Tak bisa disangkal, My Daughter Is a Zombie masih bersenjatakan formula minim inovasi. Walau situasinya berbeda, teror para zombie masih menggunakan pola familiar. Di sini kemampuan Pil Gam-Seong selaku sutradara dalam membangun intensitas turut mengambil peran. Sedari awal, kita seperti dibuat berharap-harap cemas mengantisipasi terjadinya momen yang intens. Dan terbukti, My Daughter is a Zombie seperti mengembalikan kengerian zombie yang bukan sekadar monster tanpa otak berwajah rusak.

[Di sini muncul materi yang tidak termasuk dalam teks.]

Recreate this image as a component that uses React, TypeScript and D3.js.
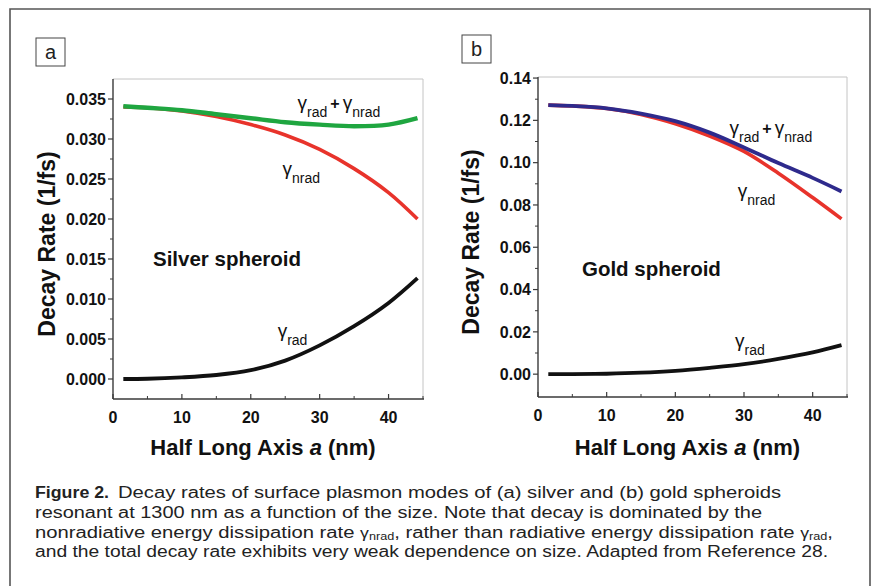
import React from "react";
import * as d3 from "d3";

// ---------- data ----------
const sizeNm = [1.5, 5, 10, 15, 20, 25, 30, 35, 40, 44.2];

const silverTotal = [0.0341, 0.0339, 0.0336, 0.0331, 0.0326, 0.0321, 0.0318, 0.0316, 0.0318, 0.0326];
const silverNrad = [0.034, 0.0339, 0.0335, 0.0328, 0.0318, 0.0305, 0.0287, 0.0263, 0.0233, 0.02];
const silverRad = [0, 0.00003, 0.0002, 0.0005, 0.0011, 0.0023, 0.0042, 0.0066, 0.0095, 0.0126];

const goldTotal = [0.1272, 0.1268, 0.1257, 0.1232, 0.1196, 0.1142, 0.1072, 0.0998, 0.0928, 0.0864];
const goldNrad = [0.1272, 0.1268, 0.1256, 0.1228, 0.1184, 0.1126, 0.1053, 0.095, 0.0835, 0.0734];
const goldRad = [0, 0, 0.0002, 0.0007, 0.0016, 0.003, 0.0047, 0.0072, 0.0103, 0.0137];

const xTicks = [0, 10, 20, 30, 40];
const xMinorTicks = [5, 15, 25, 35, 45];
const silverYTicks = [0, 0.005, 0.01, 0.015, 0.02, 0.025, 0.03, 0.035];
const goldYTicks = [0, 0.02, 0.04, 0.06, 0.08, 0.1, 0.12, 0.14];

const captionLines = [
  "resonant at 1300 nm as a function of the size. Note that decay is dominated by the",
  "and the total decay rate exhibits very weak dependence on size. Adapted from Reference 28.",
];

const FONT = "'Liberation Sans', Arial, Helvetica, sans-serif";
const NARROW = "'Liberation Sans Narrow', 'Arial Narrow', 'Liberation Sans', Arial, sans-serif";

type Series = { values: number[]; color: string; width: number };

function Gamma({ x, y, parts }: { x: number; y: number; parts: { sub: string }[] }) {
  const kids: any[] = [];
  parts.forEach((p, i) => {
    if (i > 0) {
      kids.push(
        <tspan key={"p" + i} fontFamily={FONT} fontWeight="bold" fontSize={16} dx={3} dy={-8}>
          +
        </tspan>
      );
    }
    kids.push(
      <tspan key={"g" + i} dx={i > 0 ? 3 : 0}>
        γ
      </tspan>
    );
    kids.push(
      <tspan key={"s" + i} fontSize={14} dy={8}>
        {p.sub}
      </tspan>
    );
  });
  return (
    <text x={x} y={y} fontFamily={NARROW} fontSize={19} fill="#111">
      {kids}
    </text>
  );
}

function Panel(props: {
  letter: string;
  box: [number, number];
  left: number;
  right: number;
  top: number;
  bottom: number;
  yDomain: [number, number];
  yTicks: number[];
  yMinor: number[];
  yFmt: string;
  series: Series[];
  labels: { x: number; y: number; parts: { sub: string }[] }[];
  species: { x: number; y: number; text: string };
  yTitleX: number;
}) {
  const { left, right, top, bottom } = props;
  const x = d3.scaleLinear().domain([0, 45]).range([left, right]);
  const y = d3.scaleLinear().domain(props.yDomain).range([bottom, top]);
  const line = d3
    .line<number>()
    .x((_, i) => x(sizeNm[i]))
    .y((d) => y(d))
    .curve(d3.curveCatmullRom.alpha(0.5));
  const fmt = d3.format(props.yFmt);
  const axisColor = "#3a3a3a";
  return (
    <g>
      {/* panel letter */}
      <rect x={props.box[0]} y={props.box[1]} width={29} height={28} fill="none" stroke="#444" strokeWidth={1} />
      <text x={props.box[0] + 14.5} y={props.box[1] + 21} textAnchor="middle" fontFamily={FONT} fontSize={20} fill="#222">
        {props.letter}
      </text>
      {/* frame */}
      <line x1={left} x2={right} y1={top} y2={top} stroke="#c4c4c4" strokeWidth={1} />
      <line x1={right} x2={right} y1={top} y2={bottom} stroke="#c4c4c4" strokeWidth={1} />
      {/* curves */}
      {props.series.map((s, i) => (
        <path key={i} d={line(s.values) || ""} fill="none" stroke={s.color} strokeWidth={s.width} />
      ))}
      {/* axes */}
      <line x1={left} x2={left} y1={top} y2={bottom} stroke={axisColor} strokeWidth={1.4} />
      <line x1={left} x2={right + 1} y1={bottom} y2={bottom} stroke={axisColor} strokeWidth={1.4} />
      {props.yTicks.map((t) => (
        <g key={"yt" + t}>
          <line x1={left - 5} x2={left} y1={y(t)} y2={y(t)} stroke={axisColor} strokeWidth={1.2} />
          <text x={left - 7} y={y(t)} dy="0.36em" textAnchor="end" fontFamily={FONT} fontWeight="bold" fontSize={16} fill="#111">
            {fmt(t)}
          </text>
        </g>
      ))}
      {props.yMinor.map((t) => (
        <line key={"ym" + t} x1={left - 3} x2={left} y1={y(t)} y2={y(t)} stroke={axisColor} strokeWidth={1} />
      ))}
      {xTicks.map((t) => (
        <g key={"xt" + t}>
          <line x1={x(t)} x2={x(t)} y1={bottom} y2={bottom - 5} stroke={axisColor} strokeWidth={1.2} />
          <text x={x(t)} y={bottom + 24} textAnchor="middle" fontFamily={FONT} fontWeight="bold" fontSize={16} fill="#111">
            {t}
          </text>
        </g>
      ))}
      {xMinorTicks.map((t) => (
        <line key={"xm" + t} x1={x(t)} x2={x(t)} y1={bottom} y2={bottom - 3} stroke={axisColor} strokeWidth={1} />
      ))}
      {/* titles */}
      <text
        transform={`translate(${props.yTitleX},${(top + bottom) / 2 + 5}) rotate(-90)`}
        textAnchor="middle"
        fontFamily={FONT}
        fontWeight="bold"
        fontSize={23}
        fill="#111"
      >
        Decay Rate (1/fs)
      </text>
      <text x={(left + right) / 2 - 5} y={455} textAnchor="middle" fontFamily={FONT} fontWeight="bold" fontSize={22} fill="#111">
        Half Long Axis <tspan fontStyle="italic">a</tspan> (nm)
      </text>
      {/* annotations */}
      <text x={x(props.species.x)} y={y(props.species.y)} fontFamily={FONT} fontWeight="bold" fontSize={20.5} fill="#111">
        {props.species.text}
      </text>
      {props.labels.map((l, i) => (
        <Gamma key={i} x={x(l.x)} y={y(l.y)} parts={l.parts} />
      ))}
    </g>
  );
}

export default function App() {
  return (
    <div style={{ position: "absolute", left: 0, top: 0 }}>
      <svg width={878} height={587} style={{ display: "block", background: "#fff" }}>
        {/* outer figure border */}
        <path d="M10,586 V9 H870 V586" fill="none" stroke="#555" strokeWidth={1.6} />

        <Panel
          letter="a"
          box={[36, 38]}
          left={113}
          right={423}
          top={79}
          bottom={399}
          yDomain={[-0.0025, 0.0375]}
          yTicks={silverYTicks}
          yMinor={[0.0025, 0.0075, 0.0125, 0.0175, 0.0225, 0.0275, 0.0325]}
          yFmt=".3f"
          series={[
            { values: silverNrad, color: "#e8332b", width: 3.6 },
            { values: silverTotal, color: "#1fa640", width: 4.4 },
            { values: silverRad, color: "#111111", width: 3.8 },
          ]}
          labels={[
            { x: 26.8, y: 0.0337, parts: [{ sub: "rad" }, { sub: "nrad" }] },
            { x: 24.6, y: 0.0255, parts: [{ sub: "nrad" }] },
            { x: 23.9, y: 0.00525, parts: [{ sub: "rad" }] },
          ]}
          species={{ x: 5.8, y: 0.0141, text: "Silver spheroid" }}
          yTitleX={55}
        />
        <Panel
          letter="b"
          box={[462, 35]}
          left={538}
          right={847}
          top={77}
          bottom={397}
          yDomain={[-0.0108, 0.1405]}
          yTicks={goldYTicks}
          yMinor={[0.01, 0.03, 0.05, 0.07, 0.09, 0.11, 0.13]}
          yFmt=".2f"
          series={[
            { values: goldNrad, color: "#e8332b", width: 3.6 },
            { values: goldTotal, color: "#2e2a8c", width: 3.8 },
            { values: goldRad, color: "#111111", width: 3.8 },
          ]}
          labels={[
            { x: 27.9, y: 0.1136, parts: [{ sub: "rad" }, { sub: "nrad" }] },
            { x: 29.1, y: 0.0837, parts: [{ sub: "nrad" }] },
            { x: 28.7, y: 0.0128, parts: [{ sub: "rad" }] },
          ]}
          species={{ x: 6.4, y: 0.0464, text: "Gold spheroid" }}
          yTitleX={479}
        />

        {/* caption */}
        <g fontFamily={FONT} fontSize={16} fill="#222">
          <text x={35} y={498} fontWeight="bold" textLength={74} lengthAdjust="spacingAndGlyphs">
            Figure 2.
          </text>
          <text x={118} y={498} textLength={663} lengthAdjust="spacingAndGlyphs">
            Decay rates of surface plasmon modes of (a) silver and (b) gold spheroids
          </text>
          <text x={35} y={518} textLength={727} lengthAdjust="spacingAndGlyphs">
            {captionLines[0]}
          </text>
          <text x={35} y={538} textLength={798} lengthAdjust="spacingAndGlyphs">
            nonradiative energy dissipation rate{" "}
            <tspan fontSize={14}>γ</tspan>
            <tspan fontSize={10} dy={2}>nrad</tspan>
            <tspan dy={-2}>, rather than radiative energy dissipation rate </tspan>
            <tspan fontSize={14}>γ</tspan>
            <tspan fontSize={10} dy={2}>rad</tspan>
            <tspan dy={-2}>,</tspan>
          </text>
          <text x={35} y={557} textLength={793} lengthAdjust="spacingAndGlyphs">
            {captionLines[1]}
          </text>
        </g>
      </svg>
    </div>
  );
}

Walaupun jika boleh jujur, film ini masih sedikit menyisakan kekecewaan tatkala kadar gore-nya ternyata begitu minim. Namun, film ini ternyata coba mengganti kebrutalan tersebut dengan konsistensi intensitas. Ketegangan senantiasa mengiringi karena deretan tokohnya digambarkan hanya manusia biasa yang lemah nan rapuh, bukan seorang action hero, bukan pula militer atau status lain yang kerap disematkan pada protagonis supaya penonton memaklumi kehebatannya dalam beraksi.
Meski masih memiliki kadar aksi, akan tetapi My Daughter Is a Zombie tetap lebih banyak menawarkan usaha menarik lewat karakternya dalam menyusun strategi untuk bisa melewati hadangan zombie. Pun begitu dengan selipan dramanya yang juga serupa, minim inovasi dan terasa familiar, namun tetap berhasil dimaksimalkan.
Overall, My Daughter Is a Zombie memang masih menawarkan pesan moral klise tentang kekeluargaan yang menyolok dan berupaya memancing emosi penonton. Namun begitu, film ini tetaplah sebuah tontonan menyenangkan yang patut dilahap jika sobat nonton mencari film bertema zombie yang menghibur.